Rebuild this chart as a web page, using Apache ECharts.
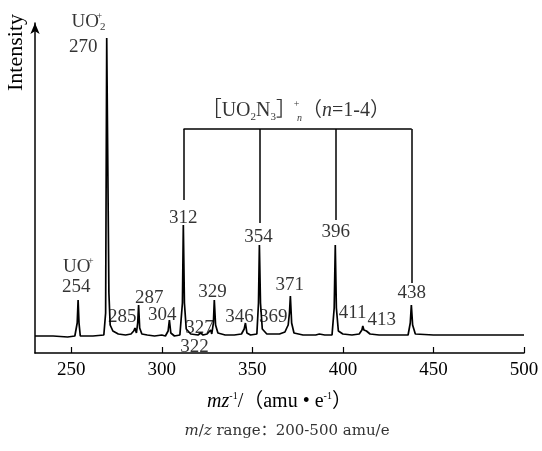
<!DOCTYPE html>
<html>
<head>
<meta charset="utf-8">
<script src="https://cdn.jsdelivr.net/npm/echarts@6/dist/echarts.min.js"></script>
<style>html,body{margin:0;padding:0;background:#fff;}#c{width:542px;height:451px;}</style>
</head>
<body>
<div id="c"></div>
<script>
// spectrum (m/z, intensity in arbitrary units)
const mz = [230,240,248,252,253.3,253.8,254.3,255,262,268,269,269.6,270.2,270.8,271.5,273,276,280,283,284.5,285.2,286,286.7,287.2,287.8,289,292,296,300,302,303.5,304.2,305,307,310,311.4,311.9,312.5,313.5,316,320,321.5,322,322.8,325,327,327.6,328.5,329,329.7,331,335,340,344,345.5,346.2,347,349,352.5,353.4,353.9,354.5,355.5,358,365,368,369,369.8,370.5,371,371.7,373,378,385,387,390,394,395.2,395.8,396.4,397.5,400,405,409,410.5,411,411.6,412.3,413,415,420,423,426,430,436,437.2,437.8,438.5,440,450,460,470,480,490,500];
const intensity = [17,17,16,17,30,53,30,17,17,18,40,315,315,60,28,22,19,18,19,22,25,20,30,48,25,19,18,17,18,17,22,33,20,17,18,50,128,50,24,19,18,20,22,18,19,23,19,30,53,28,20,18,18,19,24,30,20,18,19,50,108,50,24,19,19,21,25,28,40,57,30,20,18,18,19,18,18,45,108,45,22,19,18,19,23,27,23,25,22,19,18,18,18,18,18,30,48,28,19,18,18,18,18,18,18];

// peak labels
const peakText = ['254','270','285','287','304','312','322','327','329','346','354','369','371','396','411','413','438'];
const peakTextMz = [252.8,256.6,278.2,293.1,300.3,311.9,318,320.8,328,342.9,353.4,361.6,370.6,396,405.4,421.5,438];
const peakTextInt = [66,306,36,55,38,135,6,25,61,36,116,36,68,121,40,33,60];

// ion labels
const ionText = ['{a|UO}{p|+}', '{a|UO}{p|+}{b|2}'];
const ionMz = [253.3, 259.5];
const ionInt = [86, 331];

// bracket for [UO2N3]n+
const bracketMz = [312, 354, 396, 438];
const bracketLow = [153, 130, 133, 70];
const bracketTop = 224;
const bracketLabel = '{t|［UO}{s|2}{t|N}{s|3}{t|］}{p|+}{si|n}{t|（}{i|n}{t|=1-4）}';
const bracketLabelMz = 374;
const bracketLabelInt = 242;

// axis
const xTicks = [250, 300, 350, 400, 450, 500];

const FONT = '"Liberation Serif","Noto Sans CJK SC",serif';
const chart = echarts.init(document.getElementById('c'), null, {renderer: 'canvas'});

const markLines = [];
markLines.push([{coord: [bracketMz[0], bracketTop]}, {coord: [bracketMz[3], bracketTop]}]);
bracketMz.forEach((m, i) => markLines.push([{coord: [m, bracketTop]}, {coord: [m, bracketLow[i]]}]));

const richBase = {
  a: {fontFamily: FONT, fontSize: 19, color: '#000', lineHeight: 22},
  p: {fontFamily: FONT, fontSize: 10, color: '#000', verticalAlign: 'top', width: 1, lineHeight: 22},
  b: {fontFamily: FONT, fontSize: 11, color: '#000', verticalAlign: 'bottom', lineHeight: 12}
};

chart.setOption({
  animation: false,
  backgroundColor: '#fff',
  grid: {left: 35, right: 18, top: 23, bottom: 98},
  xAxis: {
    type: 'value', min: 230, max: 500,
    name: '{i|mz}{s|-1}{t|/（amu • e}{s|-1}{t|）}',
    nameLocation: 'middle', nameGap: 38,
    nameTextStyle: {
      rich: {
        i: {fontFamily: FONT, fontStyle: 'italic', fontSize: 20, color: '#000'},
        t: {fontFamily: FONT, fontSize: 20, color: '#000'},
        s: {fontFamily: FONT, fontSize: 10, color: '#000', verticalAlign: 'top', lineHeight: 22}
      }
    },
    axisLine: {lineStyle: {color: '#000', width: 1.5}},
    axisTick: {inside: true, length: 6, lineStyle: {color: '#000', width: 1.2}, customValues: xTicks},
    axisLabel: {fontFamily: FONT, fontSize: 19, color: '#000', margin: 8, customValues: xTicks},
    splitLine: {show: false}
  },
  yAxis: {
    type: 'value', min: 0, max: 330,
    axisLine: {show: true, symbol: ['none', 'arrow'], symbolSize: [7, 11], lineStyle: {color: '#000', width: 1.5}},
    axisTick: {show: false}, axisLabel: {show: false}, splitLine: {show: false}
  },
  graphic: [
    {type: 'text', left: 5, top: 14, rotation: Math.PI / 2,
     style: {text: 'Intensity', fontFamily: FONT, fontSize: 22, fill: '#000'}},
    {type: 'text', x: 287, y: 431,
     style: {text: '{i|m}/{i|z} range：200-500 amu/e', textAlign: 'center', textVerticalAlign: 'middle',
       rich: {i: {fontFamily: '"DejaVu Serif",serif', fontStyle: 'italic', fontSize: 15, fill: '#333'}},
       fontFamily: '"DejaVu Serif","Noto Sans CJK SC",serif', fontSize: 15, fill: '#333'}}
  ],
  series: [
    {
      type: 'line', data: mz.map((m, i) => [m, intensity[i]]),
      showSymbol: false, symbol: 'none',
      lineStyle: {color: '#000', width: 1.7}, silent: true
    },
    {
      type: 'scatter', clip: false, symbolSize: 1, itemStyle: {color: 'rgba(0,0,0,0)'},
      data: peakText.map((t, i) => ({value: [peakTextMz[i], peakTextInt[i]], name: t})),
      label: {show: true, position: 'inside', formatter: p => p.name, fontFamily: FONT, fontSize: 19, color: '#000'},
      markLine: {silent: true, symbol: ['none', 'none'], label: {show: false},
        lineStyle: {color: '#000', width: 1.5, type: 'solid'}, data: markLines}
    },
    {
      type: 'scatter', clip: false, symbolSize: 1, itemStyle: {color: 'rgba(0,0,0,0)'},
      data: ionText.map((t, i) => ({value: [ionMz[i], ionInt[i]], name: t})),
      label: {show: true, position: 'inside', formatter: p => p.name, rich: richBase}
    },
    {
      type: 'scatter', clip: false, symbolSize: 1, itemStyle: {color: 'rgba(0,0,0,0)'},
      data: [{value: [bracketLabelMz, bracketLabelInt], name: bracketLabel}],
      label: {show: true, position: 'inside', formatter: p => p.name, rich: {
        t: {fontFamily: FONT, fontSize: 20, color: '#000', lineHeight: 24},
        i: {fontFamily: FONT, fontStyle: 'italic', fontSize: 20, color: '#000', lineHeight: 24},
        s: {fontFamily: FONT, fontSize: 11, color: '#000', verticalAlign: 'bottom', lineHeight: 12},
        p: {fontFamily: FONT, fontSize: 10, color: '#000', verticalAlign: 'top', width: 1, lineHeight: 24},
        si: {fontFamily: FONT, fontStyle: 'italic', fontSize: 10, color: '#000', verticalAlign: 'bottom', lineHeight: 12}
      }}
    }
  ]
});
</script>
</body>
</html>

(INSTRUCTIONS FOR THE TASK): Leave every image out, and retype the material exactly.

(SOLUTION TO THE PROBLEM):
Rebuild this chart as a web page, using Apache ECharts.
<!DOCTYPE html>
<html>
<head>
<meta charset="utf-8">
<script src="https://cdn.jsdelivr.net/npm/echarts@6/dist/echarts.min.js"></script>
<style>html,body{margin:0;padding:0;background:#fff;}#c{width:542px;height:451px;}</style>
</head>
<body>
<div id="c"></div>
<script>
// spectrum (m/z, intensity in arbitrary units)
const mz = [230,240,248,252,253.3,253.8,254.3,255,262,268,269,269.6,270.2,270.8,271.5,273,276,280,283,284.5,285.2,286,286.7,287.2,287.8,289,292,296,300,302,303.5,304.2,305,307,310,311.4,311.9,312.5,313.5,316,320,321.5,322,322.8,325,327,327.6,328.5,329,329.7,331,335,340,344,345.5,346.2,347,349,352.5,353.4,353.9,354.5,355.5,358,365,368,369,369.8,370.5,371,371.7,373,378,385,387,390,394,395.2,395.8,396.4,397.5,400,405,409,410.5,411,411.6,412.3,413,415,420,423,426,430,436,437.2,437.8,438.5,440,450,460,470,480,490,500];
const intensity = [17,17,16,17,30,53,30,17,17,18,40,315,315,60,28,22,19,18,19,22,25,20,30,48,25,19,18,17,18,17,22,33,20,17,18,50,128,50,24,19,18,20,22,18,19,23,19,30,53,28,20,18,18,19,24,30,20,18,19,50,108,50,24,19,19,21,25,28,40,57,30,20,18,18,19,18,18,45,108,45,22,19,18,19,23,27,23,25,22,19,18,18,18,18,18,30,48,28,19,18,18,18,18,18,18];

// peak labels
const peakText = ['254','270','285','287','304','312','322','327','329','346','354','369','371','396','411','413','438'];
const peakTextMz = [252.8,256.6,278.2,293.1,300.3,311.9,318,320.8,328,342.9,353.4,361.6,370.6,396,405.4,421.5,438];
const peakTextInt = [66,306,36,55,38,135,6,25,61,36,116,36,68,121,40,33,60];

// ion labels
const ionText = ['{a|UO}{p|+}', '{a|UO}{p|+}{b|2}'];
const ionMz = [253.3, 259.5];
const ionInt = [86, 331];

// bracket for [UO2N3]n+
const bracketMz = [312, 354, 396, 438];
const bracketLow = [153, 130, 133, 70];
const bracketTop = 224;
const bracketLabel = '{t|［UO}{s|2}{t|N}{s|3}{t|］}{p|+}{si|n}{t|（}{i|n}{t|=1-4）}';
const bracketLabelMz = 374;
const bracketLabelInt = 242;

// axis
const xTicks = [250, 300, 350, 400, 450, 500];

const FONT = '"Liberation Serif","Noto Sans CJK SC",serif';
const chart = echarts.init(document.getElementById('c'), null, {renderer: 'canvas'});

const markLines = [];
markLines.push([{coord: [bracketMz[0], bracketTop]}, {coord: [bracketMz[3], bracketTop]}]);
bracketMz.forEach((m, i) => markLines.push([{coord: [m, bracketTop]}, {coord: [m, bracketLow[i]]}]));

const richBase = {
  a: {fontFamily: FONT, fontSize: 19, color: '#000', lineHeight: 22},
  p: {fontFamily: FONT, fontSize: 10, color: '#000', verticalAlign: 'top', width: 1, lineHeight: 22},
  b: {fontFamily: FONT, fontSize: 11, color: '#000', verticalAlign: 'bottom', lineHeight: 12}
};

chart.setOption({
  animation: false,
  backgroundColor: '#fff',
  grid: {left: 35, right: 18, top: 23, bottom: 98},
  xAxis: {
    type: 'value', min: 230, max: 500,
    name: '{i|mz}{s|-1}{t|/（amu • e}{s|-1}{t|）}',
    nameLocation: 'middle', nameGap: 38,
    nameTextStyle: {
      rich: {
        i: {fontFamily: FONT, fontStyle: 'italic', fontSize: 20, color: '#000'},
        t: {fontFamily: FONT, fontSize: 20, color: '#000'},
        s: {fontFamily: FONT, fontSize: 10, color: '#000', verticalAlign: 'top', lineHeight: 22}
      }
    },
    axisLine: {lineStyle: {color: '#000', width: 1.5}},
    axisTick: {inside: true, length: 6, lineStyle: {color: '#000', width: 1.2}, customValues: xTicks},
    axisLabel: {fontFamily: FONT, fontSize: 19, color: '#000', margin: 8, customValues: xTicks},
    splitLine: {show: false}
  },
  yAxis: {
    type: 'value', min: 0, max: 330,
    axisLine: {show: true, symbol: ['none', 'arrow'], symbolSize: [7, 11], lineStyle: {color: '#000', width: 1.5}},
    axisTick: {show: false}, axisLabel: {show: false}, splitLine: {show: false}
  },
  graphic: [
    {type: 'text', left: 5, top: 14, rotation: Math.PI / 2,
     style: {text: 'Intensity', fontFamily: FONT, fontSize: 22, fill: '#000'}},
    {type: 'text', x: 287, y: 431,
     style: {text: '{i|m}/{i|z} range：200-500 amu/e', textAlign: 'center', textVerticalAlign: 'middle',
       rich: {i: {fontFamily: '"DejaVu Serif",serif', fontStyle: 'italic', fontSize: 15, fill: '#333'}},
       fontFamily: '"DejaVu Serif","Noto Sans CJK SC",serif', fontSize: 15, fill: '#333'}}
  ],
  series: [
    {
      type: 'line', data: mz.map((m, i) => [m, intensity[i]]),
      showSymbol: false, symbol: 'none',
      lineStyle: {color: '#000', width: 1.7}, silent: true
    },
    {
      type: 'scatter', clip: false, symbolSize: 1, itemStyle: {color: 'rgba(0,0,0,0)'},
      data: peakText.map((t, i) => ({value: [peakTextMz[i], peakTextInt[i]], name: t})),
      label: {show: true, position: 'inside', formatter: p => p.name, fontFamily: FONT, fontSize: 19, color: '#000'},
      markLine: {silent: true, symbol: ['none', 'none'], label: {show: false},
        lineStyle: {color: '#000', width: 1.5, type: 'solid'}, data: markLines}
    },
    {
      type: 'scatter', clip: false, symbolSize: 1, itemStyle: {color: 'rgba(0,0,0,0)'},
      data: ionText.map((t, i) => ({value: [ionMz[i], ionInt[i]], name: t})),
      label: {show: true, position: 'inside', formatter: p => p.name, rich: richBase}
    },
    {
      type: 'scatter', clip: false, symbolSize: 1, itemStyle: {color: 'rgba(0,0,0,0)'},
      data: [{value: [bracketLabelMz, bracketLabelInt], name: bracketLabel}],
      label: {show: true, position: 'inside', formatter: p => p.name, rich: {
        t: {fontFamily: FONT, fontSize: 20, color: '#000', lineHeight: 24},
        i: {fontFamily: FONT, fontStyle: 'italic', fontSize: 20, color: '#000', lineHeight: 24},
        s: {fontFamily: FONT, fontSize: 11, color: '#000', verticalAlign: 'bottom', lineHeight: 12},
        p: {fontFamily: FONT, fontSize: 10, color: '#000', verticalAlign: 'top', width: 1, lineHeight: 24},
        si: {fontFamily: FONT, fontStyle: 'italic', fontSize: 10, color: '#000', verticalAlign: 'bottom', lineHeight: 12}
      }}
    }
  ]
});
</script>
</body>
</html>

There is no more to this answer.